The missing element in this discussion, to me, seems to be management. Management sets the tone. Management establishes the company values. When women are ignored or have men parachuted in to take over their projects, that's not on men as a gender -- it's on management. And maybe I'm just too cynical on this point, but if management already isn't listening, then is shouting going to do any good?
Being aggressive, developing a thick skin, standing up when you're disrespected -- these are the kinds of things that are needed in life to some degree, but all the more so in tech, it seems -- especially in the corporate world. And yet who's fault is that? I say it's management's. And not just male managers, because women managers can be just as culpable.
And yet there's that cliche that holds so much truth: Be careful whom you choose to be your enemy, for you will become (him). Is a frontal assault against management values in the corporate tech world really the best approach? Maybe.
What I like about this article is that it is more about the kinds of gradual change that happens when the entire culture changes, when the management culture changes. That's where the problematic attitudes breed, isn't it?
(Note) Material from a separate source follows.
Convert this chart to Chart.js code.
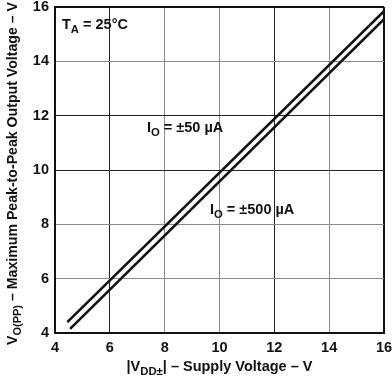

Being a Buddhist in spirit and one who tries to follow the Dharma, my job is on what I can do, not what others must do. (At least that's the ideal.) Leading by example. Doing it my way as a way to show others. And yes, even starting a company, a company that embodies these values and succeeds because of them -- these are things that I feel do make a difference.
It's not revolutionary. It's not going to change things overnight. But I feel that in some way it's just inevitable. Things will change because the tide is against the status quo.
(FWIW, I'm not pollyanna when it comes to enrollment figures in schools. I've been reading your blog for some years now, Shelley, and your thoughts on the problems with CS education are spot-on, imho. I look forward to your posting this month!)